16 avril 2020 (11H10) – Régis Le Somier, grand reporteur indépendant de guerre, ancien de ‘Paris-Match’, a fait un reportage en Ukraine, du côté ukrainien, pour ‘Figaro-Magazine’, et il en a acquis une célébrité mondiale (dans la presse indépendant et dissidente, quoiqu’il en veuille et quoi qu’il en coûte) en observant lors d’une émission sur CNews le 9 ou le 10 avril, expérience vécue : en Ukraine, « les Américains sont à la manœuvre ». Il indiquait par là une présence très structurée d’Américains divers, je veux dire du type anciens “forces spéciales” ou “forces spéciales“ en cours, la tout mâtiné sans doute de divers manœuvriers de la CIA, – le tout ‘Made in USA’ auprès, autour et « in charge » de diverses unités ukrainiennes ou pro-ukrainiennes.

On le retrouve ce même 10 avril lors de l’émission ‘En toute vérité’ d’Alexandre Devecchio, sur Sud-Radio. Le Somier est là, avec une autre (ancienne) reporteuse (oui ?) de guerre, Isabelle Lasserre. On laisse de côté les livres respectifs que venaient présenter ces deux invités et on signale l’accueil extrêmement, majoritairement scandalisés des commentaires de téléspectateurs, surtout contre Lasserre comparée ici ou là à BHL, pour le côté très “engagé” côté-salons parisiens des diverses interventions.
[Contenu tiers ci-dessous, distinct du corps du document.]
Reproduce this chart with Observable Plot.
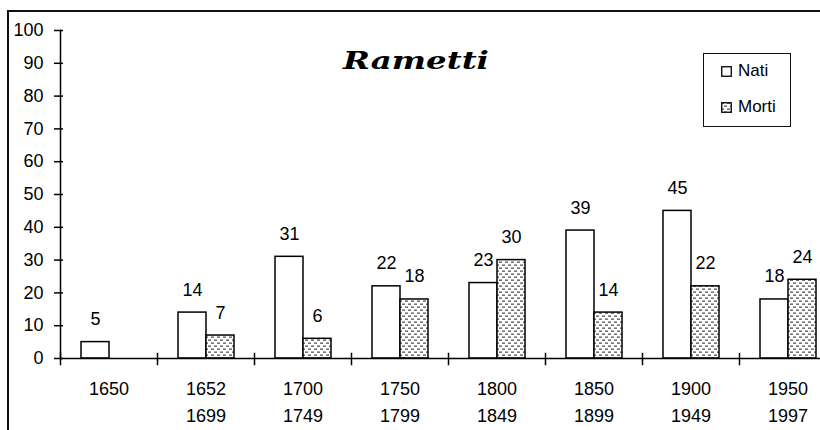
<!DOCTYPE html>
<html>
<head>
<meta charset="utf-8">
<script src="https://cdn.jsdelivr.net/npm/d3@7"></script>
<script src="https://cdn.jsdelivr.net/npm/@observablehq/plot@0.6"></script>
<style>
  html, body { margin: 0; padding: 0; background: #fff; overflow: hidden; }
  #wrap { position: relative; width: 820px; height: 430px; overflow: hidden; font-family: "Liberation Sans", Arial, sans-serif; }
  #border { position: absolute; left: 7px; top: 9.5px; width: 900px; height: 600px; border: 2px solid #111; box-sizing: border-box; }
  #chart { position: absolute; left: 0; top: 0; width: 850px; }
  #chart svg { max-width: none !important; }
  #title { position: absolute; left: 416px; top: 46px; transform: translateX(-50%) scaleX(1.35); transform-origin: center;
           font-family: "DejaVu Serif", serif; font-style: italic; font-weight: bold; font-size: 24px; white-space: nowrap; color: #000; }
  #legend { position: absolute; left: 703px; top: 53px; width: 88px; height: 74px; border: 1.5px solid #111; box-sizing: border-box; background: #fff; }
  .item { position: absolute; left: 17px; font-size: 17px; line-height: 20px; display: flex; align-items: center; }
  .item svg { margin-right: 6px; }
</style>
</head>
<body>
<div id="wrap">
  <div id="border"></div>
  <div id="chart"></div>
  <div id="title">Rametti</div>
  <div id="legend"></div>
</div>
<svg width="0" height="0" style="position:absolute">
  <defs>
    <pattern id="hatch" patternUnits="userSpaceOnUse" width="6" height="6">
      <rect width="6" height="6" fill="#fff"></rect>
      <rect x="0" y="0.5" width="3" height="1.3" fill="#555"></rect>
      <rect x="3" y="3.5" width="3" height="1.3" fill="#555"></rect>
    </pattern>
  </defs>
</svg>
<script>
// ---- data ----
const periods = ["1650", "1652\n1699", "1700\n1749", "1750\n1799", "1800\n1849", "1850\n1899", "1900\n1949", "1950\n1997"];
const series = ["Nati", "Morti"];
const nati  = [5, 14, 31, 22, 23, 39, 45, 18];
const morti = [null, 7, 6, 18, 30, 14, 22, 24];
const yTicks = [0, 10, 20, 30, 40, 50, 60, 70, 80, 90, 100];

const rowsNati = periods.map((p, i) => ({period: p, series: "Nati", value: nati[i]})).filter(d => d.value != null);
const rowsMorti = periods.map((p, i) => ({period: p, series: "Morti", value: morti[i]})).filter(d => d.value != null);
const rows = rowsNati.concat(rowsMorti);

const chart = Plot.plot({
  width: 850,
  height: 440,
  marginLeft: 60,
  marginRight: 14,
  marginTop: 30,
  marginBottom: 82,
  style: {fontFamily: "Liberation Sans, Arial, sans-serif", fontSize: "18px", color: "#000", background: "transparent", overflow: "visible", maxWidth: "none"},
  fx: {domain: periods, padding: 0, label: null},
  x: {domain: series, paddingInner: 0, paddingOuter: 0.73, axis: null},
  y: {domain: [0, 100], label: null},
  marks: [
    Plot.barY(rowsNati, {fx: "period", x: "series", y: "value", fill: "white", stroke: "#000", strokeWidth: 1.5}),
    Plot.barY(rowsMorti, {fx: "period", x: "series", y: "value", fill: "url(#hatch)", stroke: "#000", strokeWidth: 1.5}),
    Plot.text(rows, {fx: "period", x: "series", y: "value", text: d => String(d.value), dy: -17, lineAnchor: "bottom", fill: "#000", fontSize: 18}),
    Plot.ruleY([0], {stroke: "#000", strokeWidth: 1.5}),
    Plot.frame({anchor: "left", facetAnchor: "left", stroke: "#000", strokeWidth: 1.5}),
    Plot.frame({anchor: "left", insetTop: 323, insetBottom: -6, stroke: "#000", strokeWidth: 1.5}),
    Plot.axisY({ticks: yTicks, tickSize: 6, tickPadding: 11, strokeWidth: 1.5, label: null, fontSize: 18}),
    Plot.axisY({ticks: yTicks, tickSize: -3, text: null, strokeWidth: 1.5, label: null}),
    Plot.axisFx({anchor: "bottom", tickSize: 0, tickPadding: 17, lineHeight: 1.5, label: null, fontSize: 18})
  ]
});
document.getElementById("chart").appendChild(chart);

// legend
const legend = document.getElementById("legend");
const legendFill = {"Nati": "white", "Morti": "url(#hatch)"};
series.forEach((s, i) => {
  const div = document.createElement("div");
  div.className = "item";
  div.style.top = (7 + i * 36) + "px";
  div.innerHTML = `<svg width="11" height="11"><rect x="0.75" y="0.75" width="9.5" height="9.5" fill="${legendFill[s]}" stroke="#000" stroke-width="1.3"></rect></svg><span>${s}</span>`;
  legend.appendChild(div);
});
</script>
</body>
</html>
(Soit dit en passant, cela montre le côté très informé, très engagé aussi, de la plupart des auditeurs-commentateurs. La narrative officielle n’est pas toujours respectée, semble-t-il.)

Bref, on passe là-dessus, où il y a à boire et à manger, et souvent un goût amer. Enfin, je voulais surtout entendre Le Somier, par rapport à ce qu’il avait dit sur CNews. Finalement, pendant deux ou trois minutes à partir de 12’20” sur la vidéo, cela valait d’attendre.

J’ai repris le passage intéressant, pas tellement pour un côté engagé, mais du fait de ce que nous dit ce passage, y compris avec les commentaires ou les précisions que Le Somier omet d’apporter alors que son propos y invitait pourtant. Je mets sous forme de dialogue, même si réduit à un mot ou à une onomatopée de Devecchio, dans le but presque esthétique de restituer la respiration de l’intervention du reporteur de guerre, dont on sent bien qu’il marche sur des œufs d’une impitoyable narrative, et sous les yeux vigilants de la bienpensance. (Cette “marche sur des œufs” est beaucoup moins le cas de Lasserre du côté-des-salons parisiens, toute en souplesse voulue et en certitudes confortées, tout cela de nature dirais-je, hors les genres et quasiment militante, et y croyant  je pense... Passons outre.)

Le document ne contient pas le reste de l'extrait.